Absence of National Sentiment

  • The culture of pre-British India was not inspired by a national spirit, as such a concept did not exist at the time.
  • Even non-religious secular art was not national; it glorified the greatness of the monarch or eulogized their love for their spouse, such as the Taj Mahal.
  • This art reflected the interests of the aristocracy or religious communities (Hindus or Muslims), not of a national or new social class.
  • The consciousness of the townspeople, including the king, nobility, traders, and artisans, was not national consciousness.
  • The objective and subjective prerequisites for the emergence of a national culture were absent in pre-British India, such as a common economic, social, and state existence.
  • A national culture requires the welding of a community into a nation, which occurs through economic development, including the growth of productive forces, division of labor, and a rapid transport system.
  • The integration of the community through a common economic life accelerates the growth of a common language, consolidating the nation.
  • The nation develops the consciousness of a single economic existence, leading to the urge for independent state existence.

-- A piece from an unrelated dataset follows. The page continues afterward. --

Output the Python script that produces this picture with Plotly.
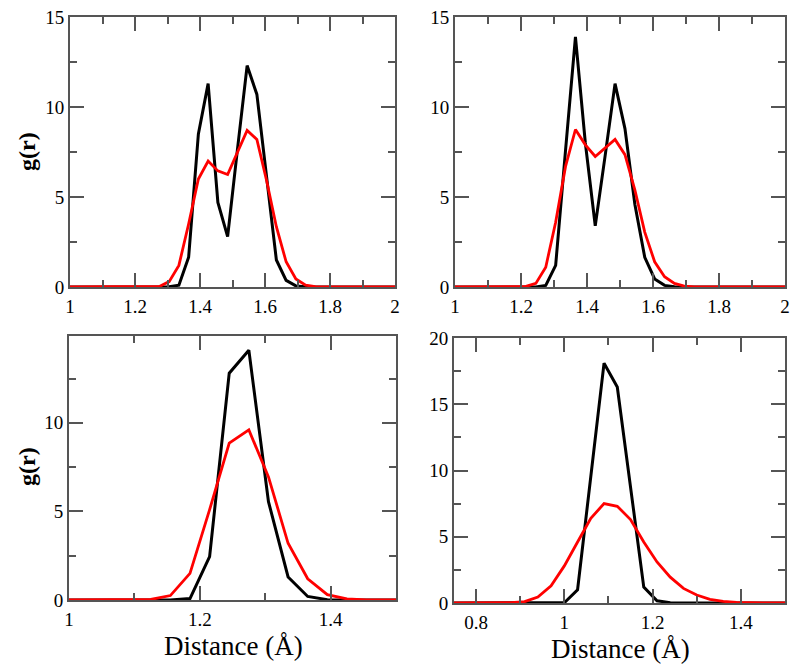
import plotly.graph_objects as go

# ---------------- data ----------------
# Panel A (top-left)
xa = [1.0, 1.245, 1.275, 1.305, 1.335, 1.365, 1.395, 1.425, 1.455, 1.485, 1.515,
      1.545, 1.575, 1.605, 1.635, 1.665, 1.695, 1.725, 1.755, 1.785, 2.0]
a_black = [0, 0, 0, 0.01, 0.1, 1.65, 8.5, 11.3, 4.7, 2.8, 7.6,
           12.3, 10.7, 6.1, 1.5, 0.37, 0.06, 0.01, 0, 0, 0]
a_red = [0, 0, 0.03, 0.3, 1.2, 3.5, 6.0, 7.0, 6.45, 6.25, 7.5,
         8.7, 8.2, 5.9, 3.35, 1.4, 0.45, 0.1, 0.02, 0, 0]

# Panel B (top-right)
xb = [1.0, 1.185, 1.215, 1.245, 1.275, 1.305, 1.335, 1.365, 1.395, 1.425, 1.455,
      1.485, 1.515, 1.545, 1.575, 1.605, 1.635, 1.665, 1.695, 1.725, 2.0]
b_black = [0, 0, 0, 0, 0.09, 1.2, 7.6, 13.9, 8.0, 3.4, 7.3,
           11.3, 8.8, 4.6, 1.65, 0.45, 0.09, 0.01, 0, 0, 0]
b_red = [0, 0, 0.03, 0.2, 1.1, 3.6, 6.7, 8.75, 7.9, 7.25, 7.75,
         8.2, 7.35, 5.4, 3.05, 1.4, 0.57, 0.2, 0.05, 0.01, 0]

# Panel C (bottom-left)
xc = [1.0, 1.095, 1.125, 1.155, 1.185, 1.215, 1.245, 1.275, 1.305, 1.335,
      1.365, 1.395, 1.425, 1.455, 1.485, 1.5]
c_black = [0, 0, 0, 0, 0.08, 2.45, 12.8, 14.1, 5.55, 1.3,
           0.2, 0.02, 0, 0, 0, 0]
c_red = [0, 0, 0.03, 0.25, 1.5, 5.1, 8.85, 9.6, 6.95, 3.2,
         1.2, 0.3, 0.06, 0.01, 0, 0]

# Panel D (bottom-right)
xd = [0.75, 0.85, 0.88, 0.91, 0.94, 0.97, 1.0, 1.03, 1.06, 1.09, 1.12, 1.15, 1.18,
      1.21, 1.24, 1.27, 1.30, 1.33, 1.36, 1.39, 1.42, 1.45, 1.5]
d_black = [0, 0, 0, 0, 0, 0, 0.02, 1.0, 9.5, 18.1, 16.3, 8.7, 1.2,
           0.17, 0.02, 0, 0, 0, 0, 0, 0, 0, 0]
d_red = [0, 0, 0.02, 0.1, 0.45, 1.3, 2.8, 4.6, 6.4, 7.5, 7.3, 6.3, 4.6,
         3.1, 1.95, 1.1, 0.6, 0.28, 0.12, 0.05, 0.02, 0, 0]

y_title = "g(r)"
x_title = "Distance (Å)"

# ---------------- figure ----------------
W, H = 800, 672
OFF = 8  # page body margin offset
FONT = "Liberation Serif"
AX = "#555555"

fig = go.Figure()

panels = [
    (xa, a_black, a_red, "x", "y"),
    (xb, b_black, b_red, "x2", "y2"),
    (xc, c_black, c_red, "x3", "y3"),
    (xd, d_black, d_red, "x4", "y4"),
]
for xs, yb, yr, xr, yrf in panels:
    fig.add_trace(go.Scatter(x=xs, y=yb, mode="lines", xaxis=xr, yaxis=yrf,
                             line=dict(color="black", width=3), showlegend=False))
    fig.add_trace(go.Scatter(x=xs, y=yr, mode="lines", xaxis=xr, yaxis=yrf,
                             line=dict(color="#ff0000", width=2.8), showlegend=False))

def fx(px):
    return (px - OFF) / W

def fy(py):
    return 1 - (py - OFF) / H

def px_dom_x(a, b):
    return [fx(a), fx(b)]

def px_dom_y(top, bottom):
    return [fy(bottom), fy(top)]

def axis(domain, rng, dtick, tick0, minor_dtick, anchor, standoff):
    return dict(
        domain=domain, range=rng, dtick=dtick, tick0=tick0, anchor=anchor,
        automargin=False, ticklabeloverflow="allow",
        showline=True, linecolor=AX, linewidth=2, mirror="ticks",
        ticks="inside", ticklen=14, tickwidth=2, tickcolor=AX,
        minor=dict(dtick=minor_dtick, ticks="inside", ticklen=7, tickwidth=2,
                   tickcolor=AX, showgrid=False),
        showgrid=False, zeroline=False,
        tickfont=dict(family=FONT, size=19, color="black"),
        ticklabelstandoff=standoff,
    )

fig.update_layout(
    width=W, height=H,
    margin=dict(l=0, r=0, t=0, b=0, autoexpand=False),
    paper_bgcolor="white", plot_bgcolor="white",
    font=dict(family=FONT, color="black"),
    xaxis=axis(px_dom_x(70, 395), [1, 2], 0.2, 1, 0.1, "y", 1),
    yaxis=axis(px_dom_y(17, 287), [0, 15], 5, 0, 2.5, "x", 0),
    xaxis2=axis(px_dom_x(455, 785), [1, 2], 0.2, 1, 0.1, "y2", 1),
    yaxis2=axis(px_dom_y(17, 287), [0, 15], 5, 0, 2.5, "x2", 0),
    xaxis3=axis(px_dom_x(69, 396), [1, 1.5], 0.2, 1, 0.1, "y3", 1),
    yaxis3=axis(px_dom_y(336, 600), [0, 14.9], 5, 0, 2.5, "x3", 0),
    xaxis4=axis(px_dom_x(454, 785), [0.75, 1.5], 0.2, 0.8, 0.1, "y4", 1),
    yaxis4=axis(px_dom_y(338, 603), [0, 20], 5, 0, 2.5, "x4", 0),
)

ann = []
for (cx, cy) in [(27, 152), (27, 467)]:
    ann.append(dict(text="<b>" + y_title + "</b>", x=fx(cx), y=fy(cy),
                    xref="paper", yref="paper", showarrow=False, textangle=-90,
                    font=dict(family=FONT, size=24, color="black"),
                    xanchor="center", yanchor="middle"))
for (cx, cy) in [(233, 646), (620, 649)]:
    ann.append(dict(text=x_title, x=fx(cx), y=fy(cy),
                    xref="paper", yref="paper", showarrow=False,
                    font=dict(family=FONT, size=27, color="black"),
                    xanchor="center", yanchor="middle"))
fig.update_layout(annotations=ann)

fig.write_html("out.html")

  • The national culture expresses the needs of development and aspirations for a free, richer social, economic, and cultural life, opposing forces that obstruct national progress, such as feudal remnants or foreign domination.
  • Capitalist economic forms that unify a community also contributed to the creation of the Indian nation, similar to the formation of modern nations in other societies.
  • The Indian capitalist society had a class structure, including a reactionary feudal admixture of princes and semi-feudal zemindars.
  • The new social classes—bourgeoisie, petty bourgeoisie, peasantry, and proletariat—emerged from the new national economy and were integral parts of the new national society.
  • These new social classes felt the pressure of both feudal elements and imperialist rule on their development.
  • The culture of these new social classes became national in form but class in content, with the class-conscious workers’ culture becoming socialist in content and national in form.
  • The national culture of India included the cultures of various awakening nationalities, such as Bengalis, Gujaratis, Maharashtrians, and Karnatakis.
  • The national culture reflected the needs of the free development of these groups and the Indian nation as a whole, and could not exist in pre-British India.
  • Both the rich, complex, and elaborate culture of the feudal and wealthy merchant classes and the culture of the masses (folk art, fairy tales, and religious festivals) lacked a national form and scope.